Standpunkt Stiftung: Wer die Zukunft im Blick hat, darf die SDGs nicht aus den Augen verlieren
von Erich Steinsdörfer, Geschäftsführer und Vorsitzender der Geschäftsleitung des Deutschen Stiftungszentrums (DSZ) im Stifterverband
Für viele Stifterinnen und Stifter ist der Wunsch, die Welt zum Besseren zu verändern, eine Motivation für ihr Engagement. Stiftungen – vor allem kleine und mittlere – unterschätzen dabei häufig, was sie zu leisten vermögen, indem sie ihre Wirkmacht mit der Erfüllung ihres Stiftungszwecks und der Höhe ihres Vermögens gleichsetzen. Doch angesichts der großen sozialen und ökologischen Herausforderungen ist es Zeit für eine neue, eine mutigere Sichtweise! Ein Blick durch die SDG-Brille bietet Perspektive.
Die 17 Ziele für nachhaltige Entwicklung (Sustainable Development Goals, kurz SDGs) zeigen auf, was global für eine lebenswerte Zukunft nötig ist. Und sie fordern Priorität ein, denn ihre Umsetzung hat bis 2030 zu erfolgen – dazu hat sich die Weltgemeinschaft mit der Agenda 2030 verpflichtet. Bis dahin sollen Ziele wie „Weniger Ungleichheiten“ und „Maßnahmen zum Klimaschutz“, und mit ihnen eine sozial, ökologisch und wirtschaftlich nachhaltige Entwicklung, erreicht werden.
Stiftungen arbeiten seit jeher engagiert daran mit, Zukunft zu gestalten – durch ihre Unabhängigkeit sind sie frei, auch neue Wege zu gehen. Die SDGs können den Blick schärfen und als Wegmarken Orientierung bieten: Wenn Stiftungen gezielt überprüfen, zu welchen Nachhaltigkeitszielen sie beitragen, können sie ihre Aktivitäten sinnvoll ergänzen oder noch passgenauer auf die SDGs ausrichten.
Augen auf heißt es etwa bei der Vermögensanlage.

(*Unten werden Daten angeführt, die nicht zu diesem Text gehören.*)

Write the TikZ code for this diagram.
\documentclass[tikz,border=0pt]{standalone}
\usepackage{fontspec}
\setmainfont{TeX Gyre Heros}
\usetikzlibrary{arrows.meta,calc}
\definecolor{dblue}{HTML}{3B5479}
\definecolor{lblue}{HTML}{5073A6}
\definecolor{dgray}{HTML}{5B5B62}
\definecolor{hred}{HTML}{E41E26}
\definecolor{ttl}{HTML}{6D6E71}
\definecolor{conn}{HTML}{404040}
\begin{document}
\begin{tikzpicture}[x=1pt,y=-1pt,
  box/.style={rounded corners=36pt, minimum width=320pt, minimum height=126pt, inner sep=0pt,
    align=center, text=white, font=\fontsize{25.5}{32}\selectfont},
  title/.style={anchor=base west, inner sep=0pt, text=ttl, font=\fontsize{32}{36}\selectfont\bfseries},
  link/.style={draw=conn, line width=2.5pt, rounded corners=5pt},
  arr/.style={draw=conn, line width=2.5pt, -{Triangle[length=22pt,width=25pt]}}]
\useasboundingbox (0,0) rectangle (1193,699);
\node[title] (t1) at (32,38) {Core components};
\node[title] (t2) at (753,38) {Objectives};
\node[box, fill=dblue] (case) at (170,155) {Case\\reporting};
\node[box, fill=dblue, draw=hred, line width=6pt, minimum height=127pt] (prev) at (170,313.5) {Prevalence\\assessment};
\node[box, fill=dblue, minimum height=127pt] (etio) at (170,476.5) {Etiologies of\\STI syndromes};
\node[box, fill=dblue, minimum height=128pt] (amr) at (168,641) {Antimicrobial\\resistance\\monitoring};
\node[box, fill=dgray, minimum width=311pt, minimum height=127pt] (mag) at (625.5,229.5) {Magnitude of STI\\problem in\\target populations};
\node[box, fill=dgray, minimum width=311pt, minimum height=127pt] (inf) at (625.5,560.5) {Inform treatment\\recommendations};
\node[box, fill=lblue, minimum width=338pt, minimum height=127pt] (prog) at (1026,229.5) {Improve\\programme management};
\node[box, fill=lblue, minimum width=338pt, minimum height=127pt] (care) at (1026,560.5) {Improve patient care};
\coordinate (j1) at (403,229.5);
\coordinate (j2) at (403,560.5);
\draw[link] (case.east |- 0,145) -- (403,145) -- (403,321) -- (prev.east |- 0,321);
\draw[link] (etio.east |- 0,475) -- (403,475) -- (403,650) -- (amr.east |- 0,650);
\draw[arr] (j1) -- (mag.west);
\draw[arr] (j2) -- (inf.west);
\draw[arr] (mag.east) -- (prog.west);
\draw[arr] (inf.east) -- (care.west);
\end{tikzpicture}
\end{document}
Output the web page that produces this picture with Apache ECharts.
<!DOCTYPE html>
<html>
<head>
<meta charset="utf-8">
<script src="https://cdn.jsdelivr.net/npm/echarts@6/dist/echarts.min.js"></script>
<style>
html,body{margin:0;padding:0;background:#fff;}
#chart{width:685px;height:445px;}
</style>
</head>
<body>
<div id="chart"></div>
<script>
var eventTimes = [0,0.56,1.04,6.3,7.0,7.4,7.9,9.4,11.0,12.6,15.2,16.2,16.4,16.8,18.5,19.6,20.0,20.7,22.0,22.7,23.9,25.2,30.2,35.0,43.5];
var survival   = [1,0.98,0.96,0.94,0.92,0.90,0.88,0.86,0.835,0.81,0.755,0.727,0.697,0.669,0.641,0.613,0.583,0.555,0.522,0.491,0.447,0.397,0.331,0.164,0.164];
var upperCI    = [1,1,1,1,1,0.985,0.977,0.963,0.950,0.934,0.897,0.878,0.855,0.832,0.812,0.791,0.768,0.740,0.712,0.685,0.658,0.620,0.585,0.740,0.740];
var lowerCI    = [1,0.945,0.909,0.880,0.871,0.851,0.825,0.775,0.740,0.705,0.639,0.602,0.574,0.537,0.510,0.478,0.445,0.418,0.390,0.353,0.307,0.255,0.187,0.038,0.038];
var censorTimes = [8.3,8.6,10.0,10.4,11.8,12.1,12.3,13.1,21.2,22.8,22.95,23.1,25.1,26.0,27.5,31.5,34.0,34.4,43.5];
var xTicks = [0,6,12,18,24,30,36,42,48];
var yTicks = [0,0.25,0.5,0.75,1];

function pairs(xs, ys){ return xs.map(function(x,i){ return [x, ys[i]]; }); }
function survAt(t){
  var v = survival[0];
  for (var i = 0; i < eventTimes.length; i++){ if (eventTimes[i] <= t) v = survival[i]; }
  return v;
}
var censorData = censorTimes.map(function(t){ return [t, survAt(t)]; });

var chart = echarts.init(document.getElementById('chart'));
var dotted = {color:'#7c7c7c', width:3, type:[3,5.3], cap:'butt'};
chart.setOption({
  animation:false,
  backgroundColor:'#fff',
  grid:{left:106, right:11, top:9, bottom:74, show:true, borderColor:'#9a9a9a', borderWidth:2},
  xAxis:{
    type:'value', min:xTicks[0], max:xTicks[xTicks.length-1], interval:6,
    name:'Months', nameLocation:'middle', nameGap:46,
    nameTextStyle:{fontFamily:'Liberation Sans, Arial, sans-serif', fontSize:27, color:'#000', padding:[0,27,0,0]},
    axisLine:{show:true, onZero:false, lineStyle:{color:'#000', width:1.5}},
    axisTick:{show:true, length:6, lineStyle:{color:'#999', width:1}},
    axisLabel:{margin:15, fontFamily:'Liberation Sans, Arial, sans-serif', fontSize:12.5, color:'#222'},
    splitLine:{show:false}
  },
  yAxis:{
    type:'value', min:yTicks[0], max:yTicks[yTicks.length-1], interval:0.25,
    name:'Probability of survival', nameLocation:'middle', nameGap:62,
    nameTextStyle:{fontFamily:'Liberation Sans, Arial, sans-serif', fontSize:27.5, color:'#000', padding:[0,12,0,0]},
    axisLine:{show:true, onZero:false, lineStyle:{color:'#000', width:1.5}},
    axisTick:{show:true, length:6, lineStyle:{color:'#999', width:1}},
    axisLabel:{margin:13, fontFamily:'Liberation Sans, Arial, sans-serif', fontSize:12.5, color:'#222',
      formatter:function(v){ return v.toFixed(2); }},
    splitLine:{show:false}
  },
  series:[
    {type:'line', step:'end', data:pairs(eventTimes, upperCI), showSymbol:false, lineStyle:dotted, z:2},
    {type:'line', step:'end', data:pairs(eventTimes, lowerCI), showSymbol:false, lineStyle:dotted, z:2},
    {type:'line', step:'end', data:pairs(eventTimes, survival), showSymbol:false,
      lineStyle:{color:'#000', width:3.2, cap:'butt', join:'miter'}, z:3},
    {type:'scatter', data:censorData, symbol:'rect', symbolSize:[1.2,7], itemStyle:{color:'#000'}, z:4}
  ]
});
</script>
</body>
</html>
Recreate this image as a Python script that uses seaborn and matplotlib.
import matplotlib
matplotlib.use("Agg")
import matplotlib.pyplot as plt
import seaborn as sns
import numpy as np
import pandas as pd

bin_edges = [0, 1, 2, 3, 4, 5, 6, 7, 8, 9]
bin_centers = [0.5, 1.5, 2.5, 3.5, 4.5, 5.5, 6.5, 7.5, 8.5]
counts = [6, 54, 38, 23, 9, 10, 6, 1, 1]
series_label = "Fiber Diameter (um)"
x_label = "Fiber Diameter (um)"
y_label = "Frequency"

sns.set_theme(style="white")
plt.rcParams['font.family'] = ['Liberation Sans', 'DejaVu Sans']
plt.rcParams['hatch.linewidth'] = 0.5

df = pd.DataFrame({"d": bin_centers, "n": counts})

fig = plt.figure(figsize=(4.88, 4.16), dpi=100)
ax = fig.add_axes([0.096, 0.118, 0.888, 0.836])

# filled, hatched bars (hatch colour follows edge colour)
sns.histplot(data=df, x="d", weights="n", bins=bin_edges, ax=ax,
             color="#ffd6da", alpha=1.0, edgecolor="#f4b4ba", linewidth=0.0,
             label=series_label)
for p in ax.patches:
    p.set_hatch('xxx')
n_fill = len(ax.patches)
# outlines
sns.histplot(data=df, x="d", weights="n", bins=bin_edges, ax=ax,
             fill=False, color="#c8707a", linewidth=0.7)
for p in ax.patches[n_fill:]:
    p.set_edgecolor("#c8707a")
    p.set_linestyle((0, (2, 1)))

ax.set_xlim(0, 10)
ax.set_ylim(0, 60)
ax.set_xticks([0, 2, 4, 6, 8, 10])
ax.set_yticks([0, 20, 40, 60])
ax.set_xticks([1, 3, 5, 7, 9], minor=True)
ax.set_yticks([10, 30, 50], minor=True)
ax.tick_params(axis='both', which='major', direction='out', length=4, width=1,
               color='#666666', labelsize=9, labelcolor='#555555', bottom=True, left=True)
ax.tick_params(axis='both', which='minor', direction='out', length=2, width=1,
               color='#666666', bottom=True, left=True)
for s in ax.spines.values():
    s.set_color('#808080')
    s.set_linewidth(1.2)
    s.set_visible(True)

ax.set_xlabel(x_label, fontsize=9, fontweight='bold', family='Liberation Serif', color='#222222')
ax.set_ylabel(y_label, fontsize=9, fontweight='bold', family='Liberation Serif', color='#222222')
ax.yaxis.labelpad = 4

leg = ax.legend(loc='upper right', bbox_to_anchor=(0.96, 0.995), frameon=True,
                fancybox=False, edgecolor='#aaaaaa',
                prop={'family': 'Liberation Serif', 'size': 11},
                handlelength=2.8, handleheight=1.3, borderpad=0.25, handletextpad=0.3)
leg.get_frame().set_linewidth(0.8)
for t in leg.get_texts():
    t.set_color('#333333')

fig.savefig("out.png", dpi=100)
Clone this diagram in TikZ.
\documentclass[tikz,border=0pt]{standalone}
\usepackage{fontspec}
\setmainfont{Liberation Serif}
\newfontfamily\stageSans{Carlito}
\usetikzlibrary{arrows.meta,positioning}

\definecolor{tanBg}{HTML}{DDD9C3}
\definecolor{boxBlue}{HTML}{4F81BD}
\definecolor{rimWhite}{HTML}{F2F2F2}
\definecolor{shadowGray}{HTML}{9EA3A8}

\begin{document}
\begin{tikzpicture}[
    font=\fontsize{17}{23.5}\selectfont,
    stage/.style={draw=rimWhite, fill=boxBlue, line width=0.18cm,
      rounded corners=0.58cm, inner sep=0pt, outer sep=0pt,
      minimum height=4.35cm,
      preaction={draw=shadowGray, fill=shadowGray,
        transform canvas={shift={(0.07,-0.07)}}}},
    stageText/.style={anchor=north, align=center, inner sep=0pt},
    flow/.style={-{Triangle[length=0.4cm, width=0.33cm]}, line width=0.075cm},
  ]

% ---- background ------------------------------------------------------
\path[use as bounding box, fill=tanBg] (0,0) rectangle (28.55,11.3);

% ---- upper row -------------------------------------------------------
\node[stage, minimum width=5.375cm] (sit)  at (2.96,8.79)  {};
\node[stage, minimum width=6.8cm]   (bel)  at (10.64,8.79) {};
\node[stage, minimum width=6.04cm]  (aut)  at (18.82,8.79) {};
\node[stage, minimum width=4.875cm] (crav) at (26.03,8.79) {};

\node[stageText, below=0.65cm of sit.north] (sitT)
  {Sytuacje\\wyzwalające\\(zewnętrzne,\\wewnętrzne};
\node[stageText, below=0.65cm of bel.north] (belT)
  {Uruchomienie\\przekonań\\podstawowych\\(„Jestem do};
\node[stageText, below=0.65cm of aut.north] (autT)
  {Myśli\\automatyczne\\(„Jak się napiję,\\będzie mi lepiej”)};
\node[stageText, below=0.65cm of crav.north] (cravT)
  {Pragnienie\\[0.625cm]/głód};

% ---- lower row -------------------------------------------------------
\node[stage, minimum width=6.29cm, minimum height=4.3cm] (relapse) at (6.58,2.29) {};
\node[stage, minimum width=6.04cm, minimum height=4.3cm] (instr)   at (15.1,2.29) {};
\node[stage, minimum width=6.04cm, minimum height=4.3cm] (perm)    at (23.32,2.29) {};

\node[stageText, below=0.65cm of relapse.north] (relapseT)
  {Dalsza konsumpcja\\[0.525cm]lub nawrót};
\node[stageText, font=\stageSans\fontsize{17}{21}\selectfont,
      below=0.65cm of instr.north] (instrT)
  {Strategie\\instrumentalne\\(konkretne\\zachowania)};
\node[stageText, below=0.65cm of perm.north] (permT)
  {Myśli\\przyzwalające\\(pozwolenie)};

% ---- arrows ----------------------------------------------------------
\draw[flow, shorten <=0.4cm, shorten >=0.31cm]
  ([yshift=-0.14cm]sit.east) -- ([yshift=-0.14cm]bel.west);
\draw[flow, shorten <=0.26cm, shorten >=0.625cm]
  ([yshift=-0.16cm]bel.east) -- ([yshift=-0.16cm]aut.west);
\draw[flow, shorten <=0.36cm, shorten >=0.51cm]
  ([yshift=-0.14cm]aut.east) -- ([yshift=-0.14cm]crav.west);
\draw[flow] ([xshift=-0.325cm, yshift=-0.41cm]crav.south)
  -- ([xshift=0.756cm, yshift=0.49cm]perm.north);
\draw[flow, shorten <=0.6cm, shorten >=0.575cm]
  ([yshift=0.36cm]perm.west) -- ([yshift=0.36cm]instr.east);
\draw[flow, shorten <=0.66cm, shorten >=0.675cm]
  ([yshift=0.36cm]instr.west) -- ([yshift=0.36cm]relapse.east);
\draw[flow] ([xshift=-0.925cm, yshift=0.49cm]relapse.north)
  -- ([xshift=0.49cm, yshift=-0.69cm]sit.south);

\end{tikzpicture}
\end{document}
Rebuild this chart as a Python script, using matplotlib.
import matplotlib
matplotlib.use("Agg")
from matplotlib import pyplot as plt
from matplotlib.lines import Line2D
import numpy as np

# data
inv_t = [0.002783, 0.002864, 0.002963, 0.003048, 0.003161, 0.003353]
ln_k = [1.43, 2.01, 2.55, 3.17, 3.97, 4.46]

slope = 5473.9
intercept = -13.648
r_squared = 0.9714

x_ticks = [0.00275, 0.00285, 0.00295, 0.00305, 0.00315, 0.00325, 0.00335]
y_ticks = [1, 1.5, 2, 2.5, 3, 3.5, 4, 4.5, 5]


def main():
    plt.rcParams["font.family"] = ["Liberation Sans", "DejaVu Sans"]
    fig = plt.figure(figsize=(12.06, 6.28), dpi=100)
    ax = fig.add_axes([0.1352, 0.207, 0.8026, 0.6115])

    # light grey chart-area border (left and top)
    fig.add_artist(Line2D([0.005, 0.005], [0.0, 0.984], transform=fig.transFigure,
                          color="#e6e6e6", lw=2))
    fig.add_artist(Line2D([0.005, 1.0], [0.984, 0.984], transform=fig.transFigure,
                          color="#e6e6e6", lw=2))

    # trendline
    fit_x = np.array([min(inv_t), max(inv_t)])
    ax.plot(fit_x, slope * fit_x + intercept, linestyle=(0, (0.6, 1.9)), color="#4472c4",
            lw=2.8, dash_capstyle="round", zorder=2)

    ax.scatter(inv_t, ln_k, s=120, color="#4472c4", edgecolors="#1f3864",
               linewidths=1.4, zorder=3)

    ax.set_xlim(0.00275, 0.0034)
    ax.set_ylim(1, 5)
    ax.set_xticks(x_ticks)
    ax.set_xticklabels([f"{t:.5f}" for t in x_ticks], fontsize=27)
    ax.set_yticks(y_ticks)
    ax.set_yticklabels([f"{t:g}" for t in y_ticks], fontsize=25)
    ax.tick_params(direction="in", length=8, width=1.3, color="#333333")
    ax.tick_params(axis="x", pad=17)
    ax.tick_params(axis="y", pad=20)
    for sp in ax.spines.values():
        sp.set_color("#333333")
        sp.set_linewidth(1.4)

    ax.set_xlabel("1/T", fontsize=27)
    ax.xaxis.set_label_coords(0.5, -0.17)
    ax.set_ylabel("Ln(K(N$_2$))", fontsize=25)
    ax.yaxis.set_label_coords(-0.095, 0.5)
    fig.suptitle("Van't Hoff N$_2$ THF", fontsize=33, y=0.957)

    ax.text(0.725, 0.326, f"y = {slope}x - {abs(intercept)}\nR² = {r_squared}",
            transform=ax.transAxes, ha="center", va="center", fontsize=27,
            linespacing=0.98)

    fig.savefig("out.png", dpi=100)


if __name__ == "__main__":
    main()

Eine Stiftung, die sich für Nachhaltigkeitsziele engagiert, sollte nicht in Unternehmen und Produkte investieren, die diesen Nachhaltigkeitskriterien nicht oder nicht in ausreichendem Maße entsprechen. Klingt einleuchtend, ist aber nicht selbstverständlich – wie im vergangenen Jahr das Beispiel der Bill & Melinda Gates Stiftung zeigte. Selbst kleinen und mittleren Stiftungen bietet die Kapitalanlage einen entscheidenden Hebel, um über die Stiftungsarbeit hinaus zu den SDGs beizutragen. Erfreulicherweise wächst das Angebot für eine Vermögensanlage mit nachhaltiger Wirkung – auch der Stifterverband mit seinem DSZ hat alle offenen Spezialfonds auf ESG-Kriterien umgestellt.
Wenn Stiftungen zudem Nachhaltigkeitskriterien bei Ausschreibungen, der Fördervergabe sowie in ihrer eigenen Organisation berücksichtigen, werden Geförderte, Partner und Netzwerkkontakte sowie die eigenen Mitarbeitenden dazu angestiftet, ebenfalls die SDGs zu beachten. Geschichten des Gelingens regen zum Nachmachen an – auch deshalb veröffentlicht das DSZ jährlich einen Nachhaltigkeitsbericht.
Nicht zuletzt die Corona-Pandemie führt vor Augen: Ein „Weiter so“ ist nicht möglich, wir müssen Wandel wagen. Die SDGs bestärken uns, indem sie unseren Blick auf die Lösung lenken – sie fördern Nachhaltigkeit mit Haltung.
In der DSA-Rubrik "Standpunkt Stiftung" werden ausgewählte Stiftungsthemen durch Meinungsbeiträge von Vertreterinnen und Vertretern aus der Stiftungswelt beleuchtet.